“Where a school is located and how it sets up internal structures determine its possibilities,” writes Heidi Hayes Jacob in the book Curriculum 21: Essential Education for a Changing World. As she argues in this book, we have inherited spaces in our buildings that were designed for learning of another era.
Tearing down and rebuilding our schools is hardly a tasteful option in an era of tight budgets and a total lack of funding. What can we do then? We can start by redesigning our classrooms from places where “knowledge is imparted” to more of place where knowledge is found, discovered in a collaborative manner. We can turn the physical environment into places where authentic learning is the classroom business, not sitting in rows, listening to lectures. This may mean simply getting rid of desks and moving in tables and chairs that are portable and can be rearranged quickly according to the needs of the students and the teachers. It means we can change our physical spaces in our schools into 21st century learning environments without breaking our budgets.
The building we currently occupy was constructed around 1929, so you can imagine its limitations. Yet, each teacher in our building has consciously worked to create learning spaces that capture the philosophy and spirit of our school: collaboration, engagement in authentic learning, and using technology. Here’s a photo of one of our English classrooms.
I know, you can see chairs stacked on the tables. Even 21st century classrooms need vacuuming, but if you look closely, you see tables arranged along the walls, and on those tables are laptops. Students work seated at the tables and the teacher has room to move about to assist students and monitor what they’re doing. Two tables are placed in the center of the room both for students who bring their own laptops, and for meetings among collaborative groups. It is not your normal English classroom arrangement. In this case, students can turn their chairs to attend to the teacher at the beginning of the class, then turn to their computers when it’s time to engage in whatever their projects ask them to do.
The space is arranged to facilitate, not lecturing, but engagement in using 21st century tools in authentic learning tasks and maximize collaboration. How a classroom is arranged tells a great deal about what happens the most in it.
Let’s look at another classroom.
Tables, tables, tables everywhere. No desks in rows. In fact, we do not have a single old-fashioned desk in the building and that is by design.
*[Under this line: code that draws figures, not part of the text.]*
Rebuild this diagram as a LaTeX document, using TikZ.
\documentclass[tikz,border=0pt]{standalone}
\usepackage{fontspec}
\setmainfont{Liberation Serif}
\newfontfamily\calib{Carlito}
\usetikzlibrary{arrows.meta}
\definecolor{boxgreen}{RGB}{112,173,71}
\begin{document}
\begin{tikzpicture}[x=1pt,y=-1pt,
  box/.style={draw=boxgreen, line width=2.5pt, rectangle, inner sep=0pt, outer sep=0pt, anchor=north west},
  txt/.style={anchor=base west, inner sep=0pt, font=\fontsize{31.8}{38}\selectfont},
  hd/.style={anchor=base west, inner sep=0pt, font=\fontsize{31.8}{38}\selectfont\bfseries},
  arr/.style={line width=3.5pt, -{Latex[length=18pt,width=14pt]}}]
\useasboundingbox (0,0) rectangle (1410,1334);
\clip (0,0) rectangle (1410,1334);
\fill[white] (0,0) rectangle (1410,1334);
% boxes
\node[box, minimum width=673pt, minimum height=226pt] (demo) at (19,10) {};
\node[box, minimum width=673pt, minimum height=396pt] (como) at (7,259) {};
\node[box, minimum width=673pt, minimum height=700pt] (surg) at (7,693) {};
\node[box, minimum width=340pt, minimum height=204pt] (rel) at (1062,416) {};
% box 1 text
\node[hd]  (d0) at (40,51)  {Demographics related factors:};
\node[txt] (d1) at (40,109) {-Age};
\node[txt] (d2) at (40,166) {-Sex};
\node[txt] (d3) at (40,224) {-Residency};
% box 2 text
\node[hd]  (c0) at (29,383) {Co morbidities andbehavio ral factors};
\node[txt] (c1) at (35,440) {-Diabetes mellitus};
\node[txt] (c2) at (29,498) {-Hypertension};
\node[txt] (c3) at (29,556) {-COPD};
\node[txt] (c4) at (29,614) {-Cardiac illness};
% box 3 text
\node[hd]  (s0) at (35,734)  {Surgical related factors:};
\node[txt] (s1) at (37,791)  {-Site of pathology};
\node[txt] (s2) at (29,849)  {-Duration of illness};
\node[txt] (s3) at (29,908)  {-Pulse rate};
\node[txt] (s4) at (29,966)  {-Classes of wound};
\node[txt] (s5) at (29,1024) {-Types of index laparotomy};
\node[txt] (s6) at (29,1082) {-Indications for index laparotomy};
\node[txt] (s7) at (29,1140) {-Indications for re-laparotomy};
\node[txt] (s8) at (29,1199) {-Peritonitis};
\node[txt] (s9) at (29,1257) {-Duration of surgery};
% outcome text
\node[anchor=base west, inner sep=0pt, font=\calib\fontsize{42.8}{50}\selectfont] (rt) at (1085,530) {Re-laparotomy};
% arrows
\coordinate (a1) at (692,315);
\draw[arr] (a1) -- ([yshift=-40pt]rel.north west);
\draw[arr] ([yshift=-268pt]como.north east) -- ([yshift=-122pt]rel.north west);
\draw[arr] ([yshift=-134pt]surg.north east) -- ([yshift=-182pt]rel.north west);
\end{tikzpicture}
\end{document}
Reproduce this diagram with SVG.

In the 21st century students need to work collaboratively and having highly portable tables allows for maximum collaboration. This is a science classroom. Students are purposefully seated at tables in this room so that they can work on collaborative science projects. The chairs and tables can be turned and used in multiple configurations, depending on the needs of the class. Out of the picture, is a small lab of desktop computers that students can use, along with their own personal laptops and devices as well.
So, what does this say about our school? Even though we inhabit an older building designed for 20th century pedagogy, we can purposefully redesign our spaces for 21st century learning. But keep in mind, we all know that just changing spaces does not necessarily mean a change in pedagogy. We should know that from the “Open School debacle back in the late 60s and early 70s. Still, purposefully redesigning spaces for 21st century learning in your school does not have to be an expensive undertaking, but you can tell how a school conducts the business of teaching by how its learning spaces are designed.